The problem |
Leave out the pictures, and retype only the lines from the beginning of the material through the line that contains "const majorLabels = ['0', '0.2', '0.4', '0.6', '0.8', '1'];", including both.

Source data |
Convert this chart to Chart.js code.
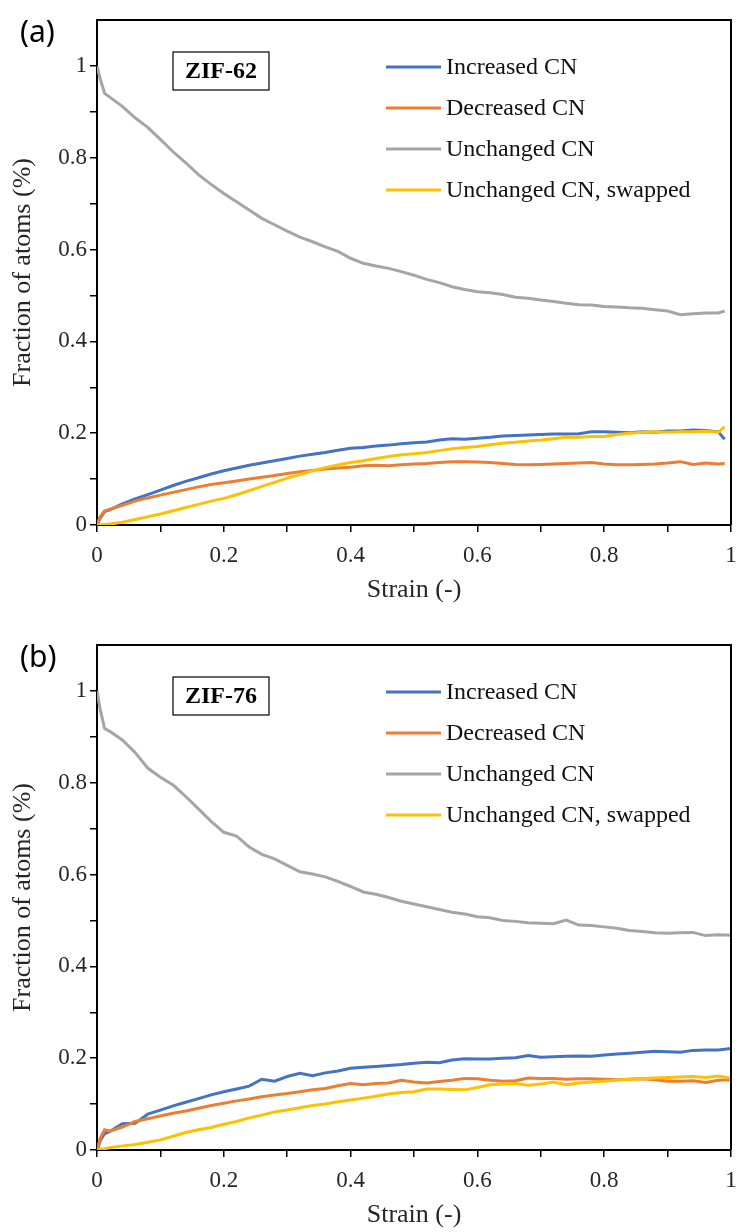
<!DOCTYPE html>
<html>
<head>
<meta charset="utf-8">
<title>Fraction of atoms vs strain</title>
<script src="https://cdn.jsdelivr.net/npm/chart.js@4"></script>
<style>
  body { margin: 0; background: #fff; }
  .panel { position: absolute; left: 0; width: 738px; height: 607px; }
  #panelA { top: 0; }
  #panelB { top: 625px; }
</style>
</head>
<body>
<div class="panel" id="panelA"><canvas id="chartA" width="738" height="607"></canvas></div>
<div class="panel" id="panelB"><canvas id="chartB" width="738" height="607"></canvas></div>
<script>
const seriesNames = ['Increased CN', 'Decreased CN', 'Unchanged CN', 'Unchanged CN, swapped'];
const majorTicks = [0, 0.2, 0.4, 0.6, 0.8, 1];
const majorLabels = ['0', '0.2', '0.4', '0.6', '0.8', '1'];

// (a) ZIF-62
const strainA = [0, 0.005, 0.012, 0.02, 0.04, 0.06, 0.08, 0.10, 0.12, 0.14,
  0.16, 0.18, 0.20, 0.22, 0.24, 0.26, 0.28, 0.30, 0.32, 0.34,
  0.36, 0.38, 0.40, 0.42, 0.44, 0.46, 0.48, 0.50, 0.52, 0.54,
  0.56, 0.58, 0.60, 0.62, 0.64, 0.66, 0.68, 0.70, 0.72, 0.74,
  0.76, 0.78, 0.80, 0.82, 0.84, 0.86, 0.88, 0.90, 0.92, 0.94,
  0.96, 0.98, 0.99];
const incA = [0, 0.015, 0.029, 0.033, 0.046, 0.057, 0.066, 0.076, 0.086, 0.095,
  0.103, 0.111, 0.118, 0.124, 0.130, 0.135, 0.140, 0.145, 0.150, 0.154,
  0.158, 0.163, 0.167, 0.169, 0.172, 0.174, 0.177, 0.179, 0.181, 0.185,
  0.188, 0.187, 0.189, 0.191, 0.194, 0.195, 0.196, 0.197, 0.198, 0.198,
  0.199, 0.203, 0.203, 0.202, 0.201, 0.203, 0.202, 0.205, 0.205, 0.207,
  0.206, 0.203, 0.187];
const decA = [0, 0.018, 0.031, 0.034, 0.043, 0.052, 0.059, 0.065, 0.071, 0.077,
  0.083, 0.088, 0.092, 0.096, 0.100, 0.104, 0.108, 0.112, 0.116, 0.119,
  0.122, 0.124, 0.126, 0.129, 0.130, 0.129, 0.131, 0.133, 0.134, 0.136,
  0.138, 0.138, 0.137, 0.136, 0.134, 0.132, 0.131, 0.132, 0.133, 0.134,
  0.135, 0.136, 0.133, 0.131, 0.131, 0.132, 0.133, 0.135, 0.138, 0.132,
  0.135, 0.133, 0.134];
const uncA = [1.0, 0.972, 0.940, 0.932, 0.912, 0.887, 0.866, 0.840, 0.813, 0.789,
  0.763, 0.742, 0.722, 0.704, 0.686, 0.668, 0.654, 0.640, 0.627, 0.617,
  0.606, 0.596, 0.581, 0.570, 0.564, 0.559, 0.552, 0.544, 0.535, 0.528,
  0.519, 0.513, 0.508, 0.506, 0.502, 0.496, 0.494, 0.490, 0.487, 0.483,
  0.480, 0.479, 0.476, 0.475, 0.473, 0.472, 0.469, 0.466, 0.458, 0.460,
  0.462, 0.462, 0.466];
const swpA = [0, 0, 0.001, 0.002, 0.006, 0.012, 0.018, 0.024, 0.031, 0.038,
  0.045, 0.052, 0.058, 0.066, 0.075, 0.084, 0.093, 0.102, 0.110, 0.118,
  0.125, 0.131, 0.136, 0.140, 0.145, 0.149, 0.153, 0.155, 0.158, 0.162,
  0.166, 0.169, 0.171, 0.175, 0.178, 0.180, 0.183, 0.185, 0.188, 0.191,
  0.191, 0.193, 0.193, 0.197, 0.200, 0.202, 0.203, 0.202, 0.203, 0.203,
  0.204, 0.202, 0.214];

// (b) ZIF-76
const strainB = [0, 0.005, 0.012, 0.02, 0.04, 0.06, 0.08, 0.10, 0.12, 0.14,
  0.16, 0.18, 0.20, 0.22, 0.24, 0.26, 0.28, 0.30, 0.32, 0.34,
  0.36, 0.38, 0.40, 0.42, 0.44, 0.46, 0.48, 0.50, 0.52, 0.54,
  0.56, 0.58, 0.60, 0.62, 0.64, 0.66, 0.68, 0.70, 0.72, 0.74,
  0.76, 0.78, 0.80, 0.82, 0.84, 0.86, 0.88, 0.90, 0.92, 0.94,
  0.96, 0.98, 1.0];
const incB = [0, 0.020, 0.036, 0.040, 0.057, 0.058, 0.078, 0.087, 0.096, 0.104,
  0.112, 0.120, 0.127, 0.133, 0.139, 0.154, 0.150, 0.160, 0.167, 0.162,
  0.168, 0.172, 0.178, 0.180, 0.182, 0.184, 0.186, 0.189, 0.191, 0.190,
  0.196, 0.199, 0.198, 0.198, 0.200, 0.201, 0.206, 0.202, 0.203, 0.204,
  0.205, 0.204, 0.207, 0.209, 0.211, 0.213, 0.215, 0.214, 0.213, 0.217,
  0.218, 0.218, 0.221];
const decB = [0, 0.025, 0.044, 0.041, 0.050, 0.062, 0.068, 0.074, 0.080, 0.085,
  0.091, 0.097, 0.102, 0.107, 0.111, 0.116, 0.120, 0.123, 0.127, 0.131,
  0.134, 0.140, 0.145, 0.142, 0.145, 0.146, 0.152, 0.148, 0.146, 0.149,
  0.152, 0.156, 0.155, 0.152, 0.150, 0.151, 0.157, 0.156, 0.156, 0.154,
  0.155, 0.155, 0.154, 0.153, 0.154, 0.155, 0.153, 0.150, 0.150, 0.151,
  0.147, 0.152, 0.153];
const uncB = [1.0, 0.960, 0.918, 0.912, 0.893, 0.866, 0.832, 0.812, 0.795, 0.770,
  0.743, 0.716, 0.692, 0.684, 0.660, 0.644, 0.634, 0.620, 0.606, 0.601,
  0.595, 0.585, 0.574, 0.562, 0.557, 0.550, 0.542, 0.536, 0.530, 0.524,
  0.518, 0.514, 0.508, 0.506, 0.500, 0.498, 0.495, 0.494, 0.493, 0.501,
  0.490, 0.489, 0.486, 0.483, 0.478, 0.476, 0.473, 0.472, 0.473, 0.474,
  0.467, 0.469, 0.468];
const swpB = [0, 0.002, 0.003, 0.005, 0.009, 0.012, 0.017, 0.022, 0.030, 0.038,
  0.044, 0.049, 0.056, 0.062, 0.070, 0.076, 0.083, 0.087, 0.092, 0.097,
  0.100, 0.105, 0.109, 0.113, 0.117, 0.122, 0.125, 0.127, 0.133, 0.133,
  0.132, 0.131, 0.136, 0.142, 0.144, 0.145, 0.141, 0.144, 0.148, 0.142,
  0.146, 0.148, 0.150, 0.152, 0.154, 0.155, 0.157, 0.158, 0.159, 0.160,
  0.158, 0.161, 0.156];

const colors = ['#4472C4', '#ED7D31', '#A5A5A5', '#FFC000'];
const serif = 'Liberation Serif';

function toPoints(xs, ys) {
  return xs.map((x, i) => ({ x: x, y: ys[i] }));
}

function tickLabel(v) {
  const i = majorTicks.findIndex(t => Math.abs(t - v) < 1e-6);
  return i < 0 ? '' : majorLabels[i];
}

// frame, panel letter, sample tag and in-plot legend
const decor = {
  id: 'decor',
  afterDraw(chart, args, opts) {
    const ctx = chart.ctx;
    const a = chart.chartArea;
    ctx.save();
    ctx.strokeStyle = '#000';
    ctx.lineWidth = 2;
    ctx.beginPath();
    ctx.moveTo(a.left, a.top);
    ctx.lineTo(a.right, a.top);
    ctx.lineTo(a.right, a.bottom);
    ctx.stroke();

    ctx.fillStyle = '#000';
    ctx.textBaseline = 'middle';
    ctx.textAlign = 'left';
    ctx.font = '30px "Noto Sans"';
    ctx.fillText(opts.letter, 20, 33);

    const bx = a.left + 76, by = a.top + 32, bw = 96, bh = 38;
    ctx.lineWidth = 1.2;
    ctx.strokeRect(bx, by, bw, bh);
    ctx.textAlign = 'center';
    ctx.font = 'bold 24px "' + serif + '"';
    ctx.fillText(opts.tag, bx + bw / 2, by + bh / 2 + 1);

    ctx.textAlign = 'left';
    ctx.font = '24px "' + serif + '"';
    chart.data.datasets.forEach((ds, i) => {
      const y = a.top + 47 + i * 41;
      ctx.strokeStyle = ds.borderColor;
      ctx.lineWidth = 3;
      ctx.beginPath();
      ctx.moveTo(a.left + 289, y);
      ctx.lineTo(a.left + 344, y);
      ctx.stroke();
      ctx.fillStyle = '#111';
      ctx.fillText(ds.label, a.left + 349, y + 1);
    });
    ctx.restore();
  }
};

function makePanel(id, xs, seriesList, letter, tag) {
  const datasets = seriesList.map((ys, i) => ({
    label: seriesNames[i],
    data: toPoints(xs, ys),
    showLine: true,
    borderColor: colors[i],
    backgroundColor: colors[i],
    borderWidth: 3,
    pointRadius: 0,
    fill: false,
    tension: 0,
    order: seriesList.length - i
  }));

  const tickFont = { family: serif, size: 23 };
  const titleFont = { family: serif, size: 26 };
  const gridOpts = {
    drawOnChartArea: false, drawTicks: true, tickLength: 7, lineWidth: 1.5,
    color: c => (c.tick && c.tick.value > 1.05 ? 'rgba(0,0,0,0)' : '#000')
  };
  const borderOpts = { display: true, color: '#000', width: 2 };

  return new Chart(document.getElementById(id), {
    type: 'scatter',
    data: { datasets: datasets },
    options: {
      responsive: false,
      animation: false,
      events: [],
      layout: { padding: { top: 20, right: 7, left: 0, bottom: 0 } },
      plugins: {
        legend: { display: false },
        tooltip: { enabled: false },
        decor: { letter: letter, tag: tag }
      },
      scales: {
        x: {
          type: 'linear',
          min: 0,
          max: 1,
          afterFit(s) { s.height = 82; s.paddingLeft = 0; s.paddingRight = 0; },
          ticks: { stepSize: 0.1, autoSkip: false, maxRotation: 0, padding: 10, color: '#262626', font: tickFont, callback: tickLabel },
          grid: gridOpts,
          border: borderOpts,
          title: { display: true, text: 'Strain (-)', color: '#262626', font: titleFont, padding: { top: 0, bottom: 1 } }
        },
        y: {
          type: 'linear',
          min: 0,
          max: 1.1,
          afterFit(s) { s.width = 97; s.paddingTop = 0; s.paddingBottom = 0; },
          ticks: { stepSize: 0.1, autoSkip: false, padding: 3, color: '#262626', font: tickFont, callback: tickLabel },
          grid: gridOpts,
          border: borderOpts,
          title: { display: true, text: 'Fraction of atoms (%)', color: '#262626', font: titleFont, padding: { top: 8, bottom: 0 } }
        }
      }
    },
    plugins: [decor]
  });
}

makePanel('chartA', strainA, [incA, decA, uncA, swpA], '(a)', 'ZIF-62');
makePanel('chartB', strainB, [incB, decB, uncB, swpB], '(b)', 'ZIF-76');
</script>
</body>
</html>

Output |
Convert this chart to Chart.js code.
<!DOCTYPE html>
<html>
<head>
<meta charset="utf-8">
<title>Fraction of atoms vs strain</title>
<script src="https://cdn.jsdelivr.net/npm/chart.js@4"></script>
<style>
  body { margin: 0; background: #fff; }
  .panel { position: absolute; left: 0; width: 738px; height: 607px; }
  #panelA { top: 0; }
  #panelB { top: 625px; }
</style>
</head>
<body>
<div class="panel" id="panelA"><canvas id="chartA" width="738" height="607"></canvas></div>
<div class="panel" id="panelB"><canvas id="chartB" width="738" height="607"></canvas></div>
<script>
const seriesNames = ['Increased CN', 'Decreased CN', 'Unchanged CN', 'Unchanged CN, swapped'];
const majorTicks = [0, 0.2, 0.4, 0.6, 0.8, 1];
const majorLabels = ['0', '0.2', '0.4', '0.6', '0.8', '1'];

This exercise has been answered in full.